One hundred years of Soviet cinema? How is this possible, if the USSR itself lasted barely seven decades before its spectacular demise in 1991? How can we speak of the continued existence of Soviet cinema in the quarter-century since this apocalyptic event? But from Battleship Potemkin to The Colour of Pomegranates, from Man with a Movie Camera to Stalker, from The Cranes Are Flying to Hard to be a God, cinema from the “sixth of the world” covered by the Soviet Union continues, indefatigably, to exist. Firstly, because films made during the era of Communist rule are still with us, even well after the social and political framework in which they were realised has perished. And secondly, because, even to this day, the history of the USSR looms large in the cinema of Russia and the other former Soviet republics, as contemporary filmmakers engage in the vast project of digesting the tragic history of the Soviet experiment.

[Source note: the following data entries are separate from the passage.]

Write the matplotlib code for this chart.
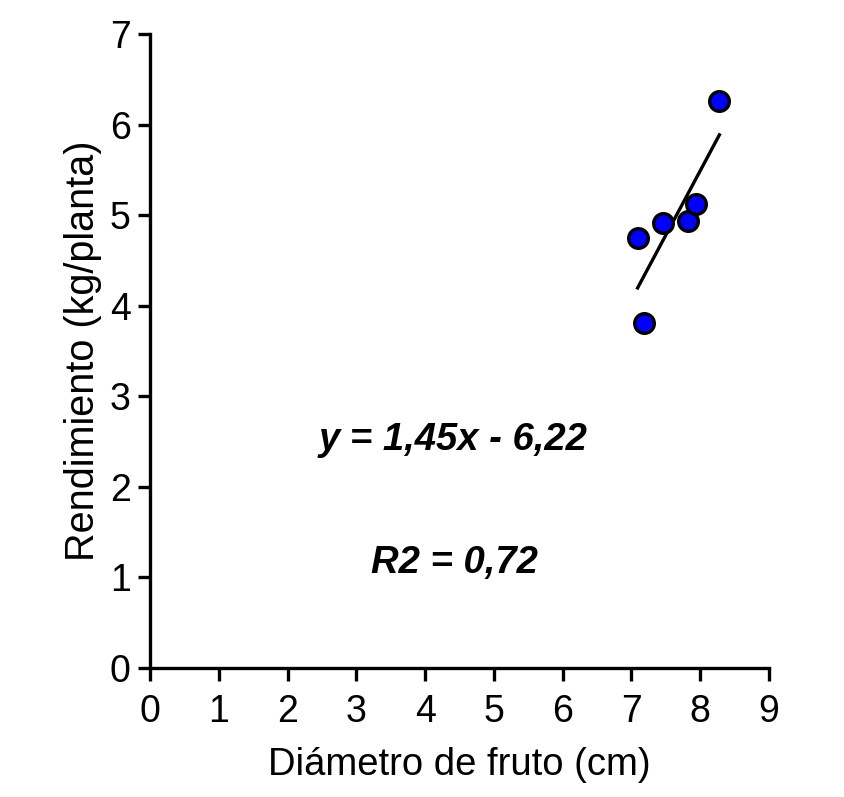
import matplotlib
matplotlib.use("Agg")
import matplotlib.pyplot as plt
import numpy as np

plt.rcParams['font.family'] = ['Liberation Sans', 'DejaVu Sans']

# diameter (cm) vs yield (kg/plant)
diametro = [7.09, 7.19, 7.46, 7.82, 7.94, 8.28]
rendimiento = [4.75, 3.81, 4.91, 4.94, 5.12, 6.26]

ecuacion = "y = 1,45x - 6,22"
r2_texto = "R2 = 0,72"

fig = plt.figure(figsize=(8.44, 7.97), dpi=100)
ax = fig.add_axes([0.178, 0.162, 0.733, 0.795])

# least squares line over the data range
m, b = np.polyfit(diametro, rendimiento, 1)
xs = np.array([min(diametro), max(diametro)])
ax.plot(xs, m * xs + b, color='black', lw=2.4, zorder=2)

ax.scatter(diametro, rendimiento, s=200, c='#0000ff', edgecolors='black',
           linewidths=2.4, zorder=3, clip_on=False)

ax.text(4.4, 2.52, ecuacion, ha='center', va='center', fontsize=27.5,
        fontweight='bold', fontstyle='italic')
ax.text(4.43, 1.16, r2_texto, ha='center', va='center', fontsize=27.5,
        fontweight='bold', fontstyle='italic')

ax.set_xlim(0, 9)
ax.set_ylim(0, 7)
ax.set_xticks(range(0, 10))
ax.set_yticks(range(0, 8))

for s in ['top', 'right']:
    ax.spines[s].set_visible(False)
for s in ['left', 'bottom']:
    ax.spines[s].set_linewidth(2.4)

ax.tick_params(direction='out', length=9, width=2.4, labelsize=27)
ax.tick_params(axis='x', pad=10)
ax.tick_params(axis='y', pad=5)
ax.set_xlabel("Diámetro de fruto (cm)", fontsize=27.5, labelpad=12)
ax.set_ylabel("Rendimiento (kg/planta)", fontsize=28.5, labelpad=6)

fig.savefig("out.png", dpi=100)
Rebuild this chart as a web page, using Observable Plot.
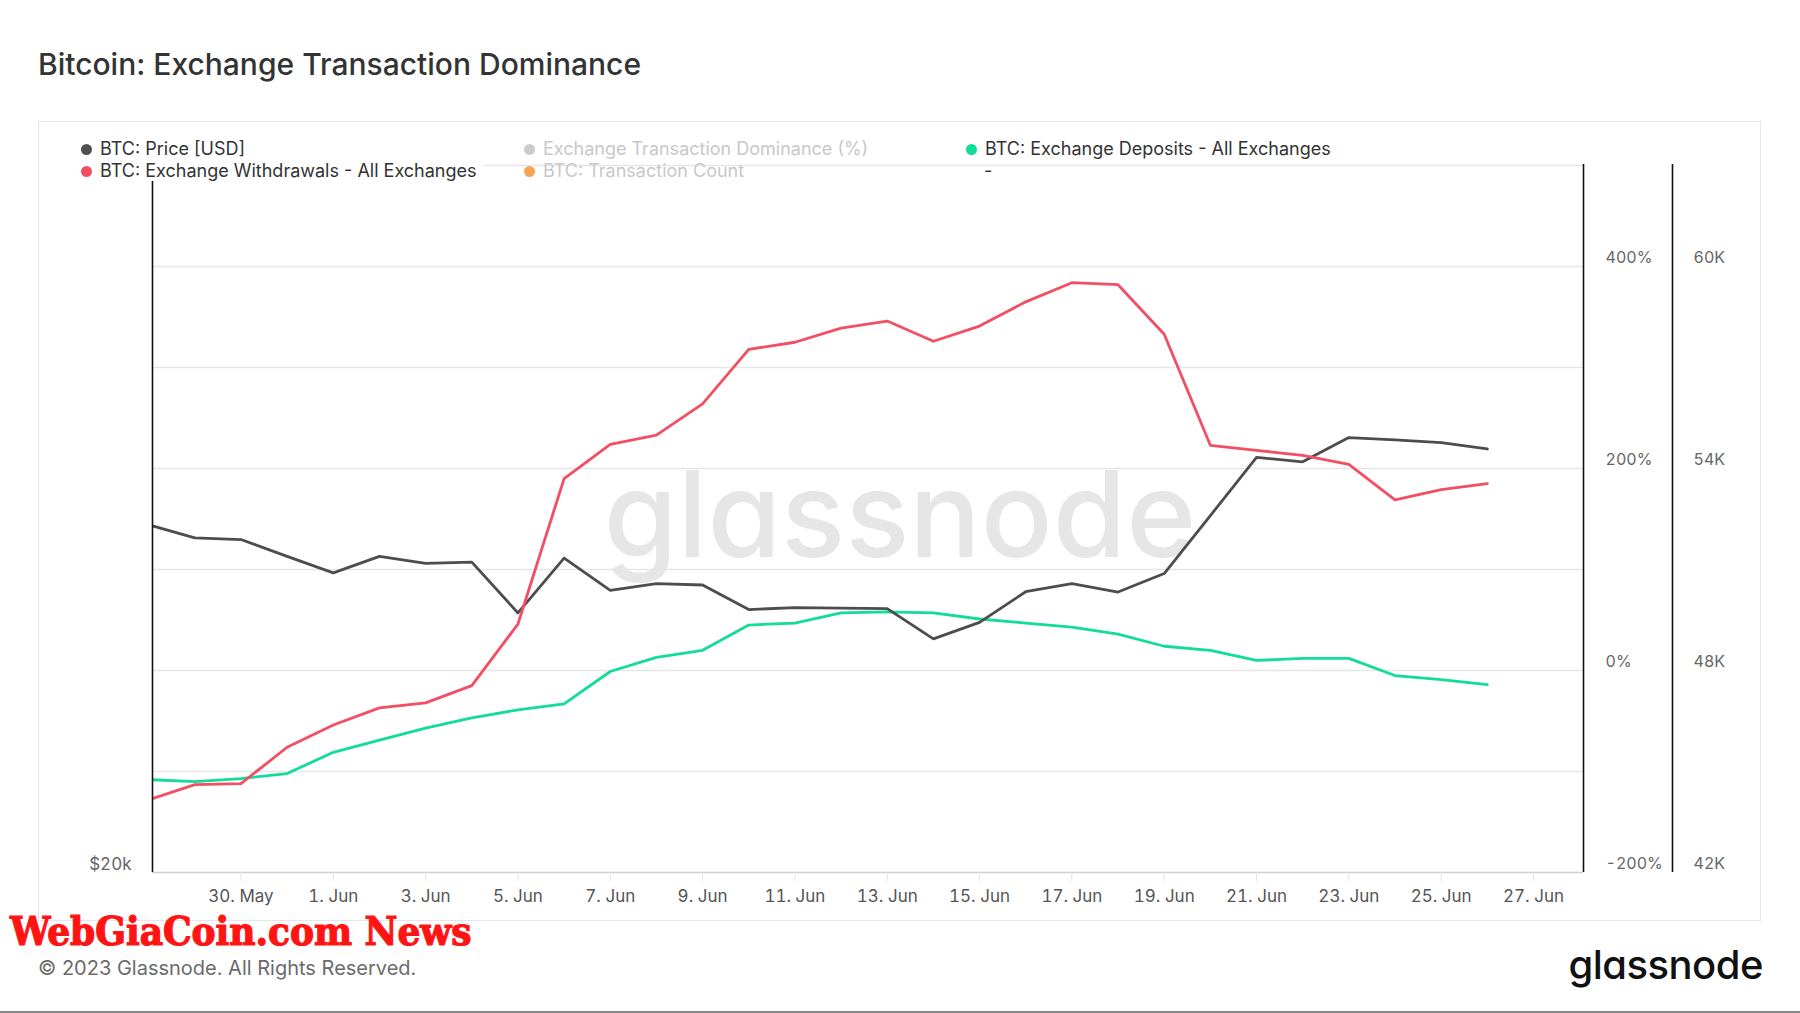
<!DOCTYPE html>
<html>
<head>
<meta charset="utf-8">
<script src="https://cdn.jsdelivr.net/npm/d3@7"></script>
<script src="https://cdn.jsdelivr.net/npm/@observablehq/plot@0.6"></script>
<style>
  html, body { margin: 0; padding: 0; background: #fff; }
  body { width: 1800px; height: 1013px; position: relative; overflow: hidden; font-family: Inter, "Noto Sans", sans-serif; }
  .abs { position: absolute; white-space: nowrap; }
  #box { position: absolute; left: 38px; top: 121px; width: 1721px; height: 798px; border: 1px solid #e6e6e6; }
  #chart { position: absolute; left: 0; top: 0; }
  .title { left: 38px; top: 47px; font-size: 30px; font-weight: 500; color: #333; line-height: 34px; }
  .leg { font-size: 18px; line-height: 20px; color: #333; }
  .dot { position: absolute; width: 11px; height: 11px; border-radius: 50%; }
  .copy { left: 38px; top: 955px; font-size: 20px; color: #6b6b6b; line-height: 26px; }
  .news { left: 10px; top: 915px; font-family: "DejaVu Serif Condensed", "DejaVu Serif", serif; font-weight: 900; font-size: 40px; color: #ff1414; line-height: 32px; -webkit-text-stroke: 1.2px #ff1414; }
  .logo { right: 37px; top: 942px; font-size: 40px; font-weight: 500; color: #111; line-height: 46px; letter-spacing: -0.5px; font-feature-settings: "cv11"; }
  #bottomline { position: absolute; left: 0; top: 1011px; width: 1800px; height: 2px; background: #888; }
</style>
</head>
<body>
<div id="box"></div>
<div id="chart"></div>
<div class="abs title">Bitcoin: Exchange Transaction Dominance</div>
<div id="legend"></div>
<div class="abs news">WebGiaCoin.com News</div>
<div class="abs copy">© 2023 Glassnode. All Rights Reserved.</div>
<div class="abs logo">glassnode</div>
<div id="bottomline"></div>
<script>
// ---- data ----
const dates = [
  "2023-05-28","2023-05-29","2023-05-30","2023-05-31","2023-06-01","2023-06-02","2023-06-03","2023-06-04",
  "2023-06-05","2023-06-06","2023-06-07","2023-06-08","2023-06-09","2023-06-10","2023-06-11","2023-06-12",
  "2023-06-13","2023-06-14","2023-06-15","2023-06-16","2023-06-17","2023-06-18","2023-06-19","2023-06-20",
  "2023-06-21","2023-06-22","2023-06-23","2023-06-24","2023-06-25","2023-06-26"
];
// BTC: Exchange Withdrawals - All Exchanges (% axis)
const withdrawalsPct = [-128,-113,-112,-76,-54,-37,-32,-15,46,190,224,233,264,318,325,339,346,326,341,365,384,382,333,223,218,213,204,169,179,185];
// BTC: Exchange Deposits - All Exchanges (% axis)
const depositsPct = [-108,-110,-107,-102,-81,-69,-57,-47,-39,-33,-1,13,20,45,47,57,58,57,51,47,43,36,24,20,10,12,12,-5,-9,-14];
// BTC: Price [USD], read against the 42K–60K axis
const priceVals = [52330,51940,51890,51390,50900,51390,51180,51220,49710,51340,50380,50580,50540,49810,49870,49850,49840,48940,49430,50340,50580,50330,50880,52600,54330,54200,54920,54850,54770,54580];

const xTicks = ["2023-05-30","2023-06-01","2023-06-03","2023-06-05","2023-06-07","2023-06-09","2023-06-11","2023-06-13","2023-06-15","2023-06-17","2023-06-19","2023-06-21","2023-06-23","2023-06-25","2023-06-27"];
const pctTicks = [-200, 0, 200, 400];
const pctTickLabels = ["-200%", "0%", "200%", "400%"];
const priceTickLabels = ["42K", "48K", "54K", "60K"];
const gridPct = [-100, 0, 100, 200, 300, 400, 500];
const leftTickLabels = ["$20k"];
const xDomain = ["2023-05-28T02:00Z", "2023-06-28T02:00Z"];
const yDomain = [-200, 501];

const legendLabels = ["BTC: Price [USD]", "Exchange Transaction Dominance (%)", "BTC: Exchange Deposits - All Exchanges",
                      "BTC: Exchange Withdrawals - All Exchanges", "BTC: Transaction Count", "-"];
const legendColors = ["#505050", "#cccccc", "#12dc97", "#f24e64", "#f7a35c", null];
const legendActive = [true, false, true, true, false, true];

const C_PRICE = "#4d4d4d", C_DEP = "#12dc97", C_WD = "#f24e64";

// price on the shared % scale: 48K ↔ 0%, 6K per 200%
const priceToPct = p => (p - 48000) / 30;

const rows = dates.map((d, i) => ({
  date: new Date(d + "T00:00Z"),
  wd: withdrawalsPct[i],
  dep: depositsPct[i],
  price: priceVals[i]
}));

const xStart = new Date(xDomain[0]);
const xEnd = new Date(xDomain[1]);

const chart = Plot.plot({
  width: 1800,
  height: 940,
  marginTop: 164,
  marginBottom: 68,
  marginLeft: 152,
  marginRight: 217,
  style: { background: "transparent", fontFamily: "Inter, 'Noto Sans', sans-serif", fontSize: "16px", overflow: "visible" },
  x: { type: "utc", domain: [xStart, xEnd] },
  y: { domain: yDomain },
  marks: [
    Plot.ruleY(gridPct, { stroke: "#e6e6e6", strokeWidth: 1.3 }),
    Plot.ruleY([yDomain[0]], { stroke: "#d0d0d0", strokeWidth: 1.5 }),
    Plot.text(["glassnode"], { frameAnchor: "middle", dx: 32, dy: 0, fontSize: 119, fontWeight: 500, fill: "#e6e6e6" }),
    Plot.lineY(rows, { x: "date", y: "dep", stroke: C_DEP, strokeWidth: 2.8, clip: true }),
    Plot.lineY(rows, { x: "date", y: d => priceToPct(d.price), stroke: C_PRICE, strokeWidth: 2.8, clip: true }),
    Plot.lineY(rows, { x: "date", y: "wd", stroke: C_WD, strokeWidth: 2.8, clip: true }),
    Plot.ruleX([xStart], { stroke: "#111", strokeWidth: 1.6 }),
    Plot.ruleX([xEnd], { stroke: "#111", strokeWidth: 1.6 }),
    Plot.ruleX([xEnd], { stroke: "#111", strokeWidth: 1.6, dx: 89 }),
    Plot.axisX(xTicks.map(t => new Date(t + "T00:00Z")), {
      tickFormat: d3.utcFormat("%-d. %b"), tickSize: 9, tickPadding: 8,
      stroke: "#e3e3e3", fill: "#555", fontSize: 17, label: null
    }),
    Plot.axisY(pctTicks, {
      anchor: "right", tickSize: 0, tickPadding: 22, dy: -9,
      tickFormat: (d, i) => pctTickLabels[i], fill: "#666", fontSize: 16, label: null
    }),
    Plot.axisY(pctTicks, {
      anchor: "right", tickSize: 0, tickPadding: 110, dy: -9,
      tickFormat: (d, i) => priceTickLabels[i], fill: "#666", fontSize: 16, label: null
    }),
    Plot.axisY([yDomain[0]], {
      anchor: "left", tickSize: 0, tickPadding: 21, dy: -8,
      tickFormat: (d, i) => leftTickLabels[i], fill: "#666", fontSize: 17, label: null
    })
  ]
});
document.getElementById("chart").appendChild(chart);
// single-storey "a" for the watermark wordmark
chart.querySelectorAll("text").forEach(t => { if (t.textContent === "glassnode") t.style.fontFeatureSettings = '"cv11"'; });

// ---- legend ----
const legend = document.getElementById("legend");
const colX = [86, 529, 971];
const rowY = [149, 171];
legendLabels.forEach((lab, i) => {
  const col = i % 3, row = Math.floor(i / 3);
  const cx = colX[col], cy = rowY[row];
  if (legendColors[i]) {
    const dot = document.createElement("div");
    dot.className = "dot";
    dot.style.left = (cx - 5.5) + "px";
    dot.style.top = (cy - 5.5) + "px";
    dot.style.background = legendColors[i];
    legend.appendChild(dot);
  }
  const t = document.createElement("div");
  t.className = "abs leg";
  t.textContent = lab;
  t.style.left = (cx + (legendColors[i] ? 14 : 13)) + "px";
  t.style.top = (cy - 10) + "px";
  t.style.color = legendActive[i] ? "#333" : "#c8c8c8";
  if (i === 3) { t.style.background = "#fff"; t.style.paddingRight = "6px"; }
  legend.appendChild(t);
});
</script>
</body>
</html>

The centenary of the October 1917 Russian revolution, when under Lenin’s leadership the Bolsheviks established the world’s first proletarian state, was marked by a major dossier on Soviet cinema in the Australian online film journal Senses of Cinema. This book is an augmented version of that dossier, collecting more than 60 articles on Soviet and post-Soviet films arranged in chronological order, and represents the first collaboration between Senses of Cinema and Leda Tapes Organisation.